Does Strength Equal Speed?

A closer look at Aagaard, RFD, and what heavy lifting actually does

Photo by nhoizey on Unsplash

Every few months, an older strength paper makes the rounds on social media, usually accompanied by a confident caption suggesting we’ve “been overthinking speed” and that strength alone explains power and velocity.

One paper that often gets used this way is an early study by Per Aagaard from the mid-1990s. The most commonly quoted line is some version of:

• Heavy resistance training has been shown to improve the velocity of maximal unloaded movements.

That sentence is technically true.

It is also very easy to misinterpret.

Let’s slow this down and look at what the research actually shows — and just as importantly, what it does not.

What the original Aagaard work actually studied

The early Aagaard studies examined how different resistance-training approaches affected:

• Maximal force (torque)

• Power output

• Performance across a range of movement velocities

The testing was done using single-joint knee extension tasks under tightly controlled laboratory conditions. This is not a flaw — it’s intentional. Constraining the task allows researchers to study neuromuscular adaptations without the noise of coordination, balance, or skill.

In these settings, heavy resistance training increased maximal force, and that increase shifted the force–velocity relationship upward. As a result, participants were able to move faster during unloaded knee-extension tasks.

That finding is real.

Why that result gets overextended

The problem isn’t the data — it’s the leap people make after the data.

Improved velocity in a single-joint, lab-based task is often treated as evidence that:

• Strength alone explains speed

• Explosive training is unnecessary

• Task specificity doesn’t matter

None of those conclusions were tested in the study.

The paper did not examine:

• Sprinting

• Jumping

• Cutting

• Sport skill transfer

• Time-constrained force expression in chaotic environments

It examined knee extensors producing force under controlled conditions.

That distinction matters.

Where Rate of Force Development (RFD) enters the conversation

This is where later Aagaard work becomes essential context.

In the early 2000s, Aagaard and colleagues shifted focus toward Rate of Force Development (RFD) — how quickly force is produced, not just how much force is available.

This matters because most athletic and protective movements occur within very short time windows (often <200 ms). In those windows, peak strength may never be reached.

Later research showed:

• Maximal strength contributes strongly to late-phase force production

• Early RFD is heavily influenced by neural drive, motor unit discharge rate, and intent

• Training that emphasizes rapid force expression tends to improve early RFD more efficiently than heavy slow lifting alone

In other words:

Strength raises the ceiling, but RFD determines how much of that strength you can access in time.

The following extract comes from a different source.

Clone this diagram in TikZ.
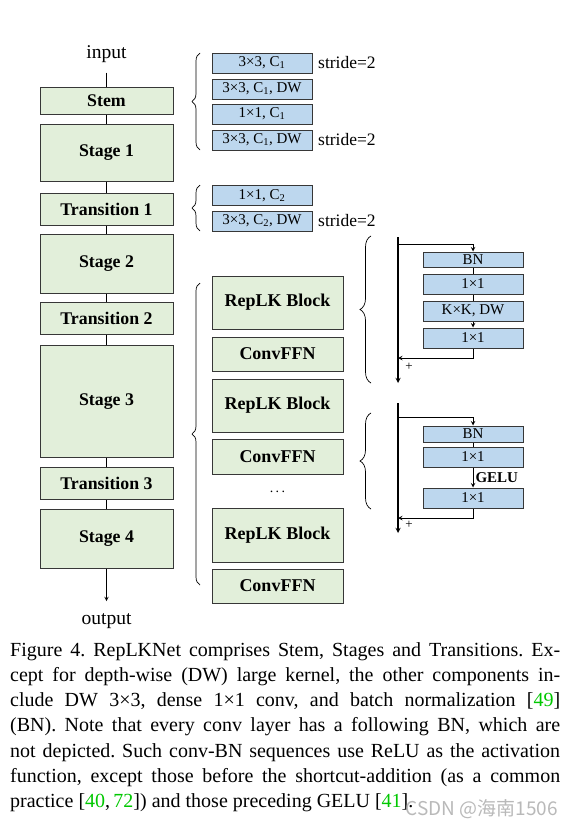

This doesn’t contradict the earlier findings — it completes them.

Why heavy lifting can improve speed (and why that’s not the whole story)

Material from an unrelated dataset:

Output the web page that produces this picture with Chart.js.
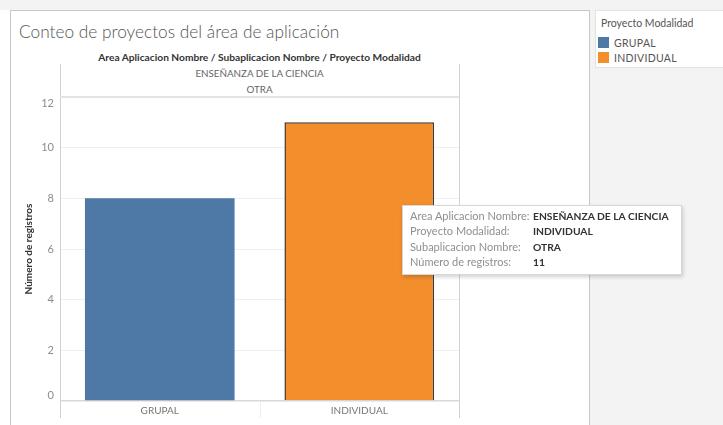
<!DOCTYPE html>
<html><head><meta charset="utf-8">
<script src="https://cdn.jsdelivr.net/npm/chart.js@4"></script>
<style>
html,body{margin:0;padding:0;width:723px;height:425px;overflow:hidden;background:#fff;font-family:Lato,"Noto Sans",sans-serif;}
#top{position:absolute;left:0;top:0;width:723px;height:10px;background:#f3f3f3;}
#side{position:absolute;left:589px;top:0;width:134px;height:425px;background:#f3f3f3;}
#panel{position:absolute;left:10px;top:10px;width:578px;height:420px;border:1px solid #c8c8c8;border-bottom:none;background:#fff;}
#title{position:absolute;left:19px;top:21px;font-size:17.3px;font-weight:300;color:#555;white-space:nowrap;}
.hdr{position:absolute;left:60px;width:399px;text-align:center;white-space:nowrap;}
#h1{top:51px;font-size:10.2px;font-weight:bold;color:#333;}
#h2{top:67px;font-size:9.8px;color:#666;}
#h3{top:83px;font-size:9.8px;color:#666;}
#cv{position:absolute;left:0;top:0;}
#legend{position:absolute;left:595px;top:10px;width:140px;height:56px;background:#fff;border:1px solid #e2e2e2;}
#legend .lt{position:absolute;left:5px;top:6px;font-size:10.5px;color:#555;white-space:nowrap;}
#legend .li{position:absolute;left:2px;font-size:10.5px;color:#555;white-space:nowrap;letter-spacing:0.3px;}
#legend .sw{display:inline-block;width:11px;height:11px;vertical-align:-1px;margin-right:5px;}
#tip{position:absolute;left:402px;top:205px;width:278px;height:68px;background:#fff;border:1px solid #d8d8d8;box-shadow:1px 2px 4px rgba(0,0,0,0.18);font-size:11px;}
#tip .row{position:absolute;left:7px;white-space:nowrap;}
#tip .k{display:inline-block;width:123px;color:#8f8f8f;}
#tip .v{color:#333;font-weight:bold;font-size:10.3px;}
</style></head>
<body>
<div id="top"></div><div id="side"></div>
<div id="panel"></div>
<div id="title">Conteo de proyectos del área de aplicación</div>
<div class="hdr" id="h1"></div>
<div class="hdr" id="h2"></div>
<div class="hdr" id="h3"></div>
<canvas id="cv" width="723" height="425"></canvas>
<div id="legend"></div>
<div id="tip"></div>
<script>
// ---- data ----
const categories = ['GRUPAL', 'INDIVIDUAL'];
const counts = [8, 11];
const yTicks = [0, 2, 4, 6, 8, 10, 12];
const areaName = 'ENSEÑANZA DE LA CIENCIA';
const subName = 'OTRA';
const headerFields = ['Area Aplicacion Nombre', 'Subaplicacion Nombre', 'Proyecto Modalidad'];
const measureName = 'Número de registros';
const legendTitle = 'Proyecto Modalidad';
const selectedIndex = 1;

// ---- styles ----
const barColors = ['#4e79a7', '#f28e2b'];
const tickColor = '#8c8c8c';
const tickFont = '11px Lato, "Noto Sans", sans-serif';

document.getElementById('h1').textContent = headerFields.join(' / ');
document.getElementById('h2').textContent = areaName;
document.getElementById('h3').textContent = subName;

const lg = document.getElementById('legend');
let lh = '<div class="lt">' + legendTitle + '</div>';
categories.forEach((c, i) => {
  lh += '<div class="li" style="top:' + (26 + i * 15) + 'px"><span class="sw" style="background:' + barColors[i] + '"></span>' + c + '</div>';
});
lg.innerHTML = lh;

const tipRows = [
  [headerFields[0] + ':', areaName],
  [headerFields[2] + ':', categories[selectedIndex]],
  [headerFields[1] + ':', subName],
  [measureName + ':', String(counts[selectedIndex])]
];
document.getElementById('tip').innerHTML = tipRows.map((r, i) =>
  '<div class="row" style="top:' + (3 + i * 15.3) + 'px"><span class="k">' + r[0] + '</span><span class="v">' + r[1] + '</span></div>').join('');

const yMin = yTicks[0], yMax = yTicks[yTicks.length - 1];

const frame = {
  id: 'frame',
  afterDraw(chart) {
    const { ctx, chartArea: a, scales: { x, y } } = chart;
    ctx.save();
    ctx.strokeStyle = '#d2d2d2';
    ctx.lineWidth = 1;
    [a.left, a.right].forEach(px => {
      ctx.beginPath(); ctx.moveTo(Math.round(px) + 0.5, 64); ctx.lineTo(Math.round(px) + 0.5, 418); ctx.stroke();
    });
    ctx.strokeStyle = '#eeeeee';
    for (let i = 0; i < categories.length - 1; i++) {
      const mid = Math.round((x.getPixelForValue(i) + x.getPixelForValue(i + 1)) / 2) + 0.5;
      ctx.beginPath(); ctx.moveTo(mid, a.bottom); ctx.lineTo(mid, 418); ctx.stroke();
    }
    ctx.strokeStyle = '#e4e4e4';
    ctx.lineWidth = 2;
    ctx.beginPath(); ctx.moveTo(a.left, a.top); ctx.lineTo(a.right, a.top); ctx.stroke();
    // end labels nudged inside the plot, as Tableau does
    ctx.fillStyle = tickColor;
    ctx.font = tickFont;
    ctx.textAlign = 'right';
    ctx.textBaseline = 'middle';
    ctx.fillText(String(yMax), a.left - 6, y.getPixelForValue(yMax) + 6);
    ctx.fillText(String(yMin), a.left - 6, y.getPixelForValue(yMin) - 6);
    ctx.restore();
  }
};

Chart.defaults.font.family = 'Lato, "Noto Sans", sans-serif';
new Chart(document.getElementById('cv'), {
  type: 'bar',
  data: {
    labels: categories,
    datasets: [{
      label: measureName,
      data: counts,
      backgroundColor: barColors,
      borderColor: categories.map((c, i) => i === selectedIndex ? '#4a3520' : 'rgba(0,0,0,0)'),
      borderWidth: categories.map((c, i) => i === selectedIndex ? 1.5 : 0),
      barPercentage: 0.75,
      categoryPercentage: 1
    }]
  },
  plugins: [frame],
  options: {
    responsive: false,
    animation: false,
    layout: { padding: { left: 0, top: 97, right: 264, bottom: 0 } },
    plugins: { legend: { display: false }, tooltip: { enabled: false } },
    scales: {
      x: {
        grid: { display: false, drawTicks: false }, border: { display: false },
        ticks: { color: '#777', font: { size: 10 }, padding: 4, maxRotation: 0 },
        afterFit(s) { s.height = 24; }
      },
      y: {
        min: yMin, max: yMax,
        afterBuildTicks(s) { s.ticks = yTicks.map(v => ({ value: v })); },
        ticks: { color: tickColor, font: { size: 11 }, padding: 6,
          callback: v => (v === yMin || v === yMax) ? '' : String(v) },
        grid: {
          drawTicks: false,
          color: c => c.tick && c.tick.value === 0 ? '#d8d8d8' : '#efefef',
          lineWidth: c => c.tick && c.tick.value === 0 ? 1.5 : 1
        },
        border: { display: false },
        title: { display: true, text: measureName, color: '#333', font: { size: 10, weight: 'bold' }, padding: { top: 23, bottom: 0 } },
        afterFit(s) { s.width = 60; }
      }
    }
  }
});
</script>
</body></html>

Heavy resistance training can improve speed-related outcomes because:

• It increases maximal force capacity

• It improves later-phase force expression

• It reduces the relative effort required for submaximal tasks

These effects are especially pronounced in less-trained individuals, where neural and strength adaptations occur quickly.

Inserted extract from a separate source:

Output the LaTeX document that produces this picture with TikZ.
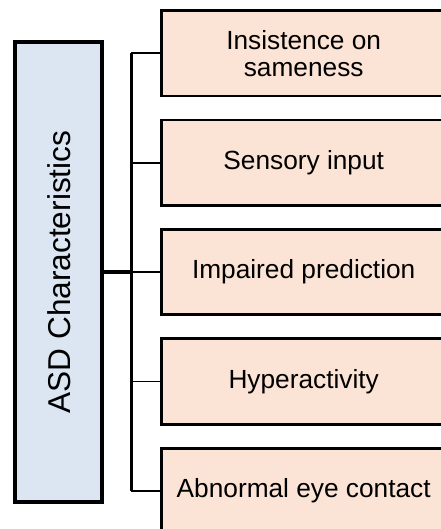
\documentclass[tikz,border=0pt]{standalone}
\usepackage{fontspec}
\setmainfont{Liberation Sans}
\definecolor{leftfill}{HTML}{DCE6F2}
\definecolor{rightfill}{HTML}{FBE4D6}
\begin{document}
\begin{tikzpicture}[x=0.75pt,y=-0.75pt,
  leftbox/.style={draw=black, line width=3pt, fill=leftfill, minimum width=64.9pt, minimum height=345pt, inner sep=0pt, font=\fontsize{23.7}{26}\selectfont},
  rightbox/.style={draw=black, line width=2pt, fill=rightfill, minimum width=213.5pt, minimum height=64.1pt, inner sep=0pt, align=center, font=\fontsize{19.7}{20.3}\selectfont},
  trunk/.style={line width=2.4pt},
  spine/.style={line width=1.8pt},
  tick/.style={line width=1.4pt}]
\useasboundingbox (0,0) rectangle (441,529);
\clip (0,0) rectangle (441,529);
\node[leftbox] (asd) at (58.75,272) {\rotatebox{90}{ASD Characteristics}};
\node[rightbox] (b1) at (303.7,53.3) {Insistence on\\sameness};
\node[rightbox] (b2) at (303.7,162.7) {Sensory input};
\node[rightbox] (b3) at (303.7,272) {Impaired prediction};
\node[rightbox] (b4) at (303.7,381.5) {Hyperactivity};
\node[rightbox] (b5) at (303.7,491) {Abnormal eye contact};
\coordinate (jn) at (131.3,272);
\draw[trunk] (asd.east |- jn) -- (jn);
\draw[spine] (b1.west -| jn) -- (b5.west -| jn);
\foreach \b in {b1,b2,b3,b4,b5}{
  \draw[tick] (\b.west -| jn) -- (\b.west);
}
\end{tikzpicture}
\end{document}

But as training age increases:

• Gains from heavy lifting alone tend to plateau

• Improvements in early RFD become more dependent on how force is applied, not just how much force exists

• Intent, velocity, and task demands matter more

This is why modern strength and conditioning rarely treats “strength” as a single quality.

The practical takeaway

The research does not support the idea that strength and speed are the same thing — nor does it suggest they should be trained in isolation from one another.

A more accurate summary would be:

• Maximal strength is foundational

• RFD and power are time-dependent expressions of that strength

• Training adaptations are specific to how force is produced and practiced

Heavy lifting is valuable.

Explosive intent is valuable.

Task specificity is valuable.

The mistake is pretending one of these replaces the others.

Why this matters clinically and athletically

Oversimplifying strength as a catch-all explanation:

• Encourages one-size-fits-all programming

• Obscures why some strong people still struggle with speed or reactivity

• Makes it harder to explain plateaus to patients and athletes

A more nuanced view helps us:

• Program more intelligently

• Explain progress more honestly

• Avoid turning good research into bad dogma

Final thought

Old papers aren’t wrong — they’re just incomplete when stripped of context.

Strength is powerful.

But how fast you can use it depends on how you train it.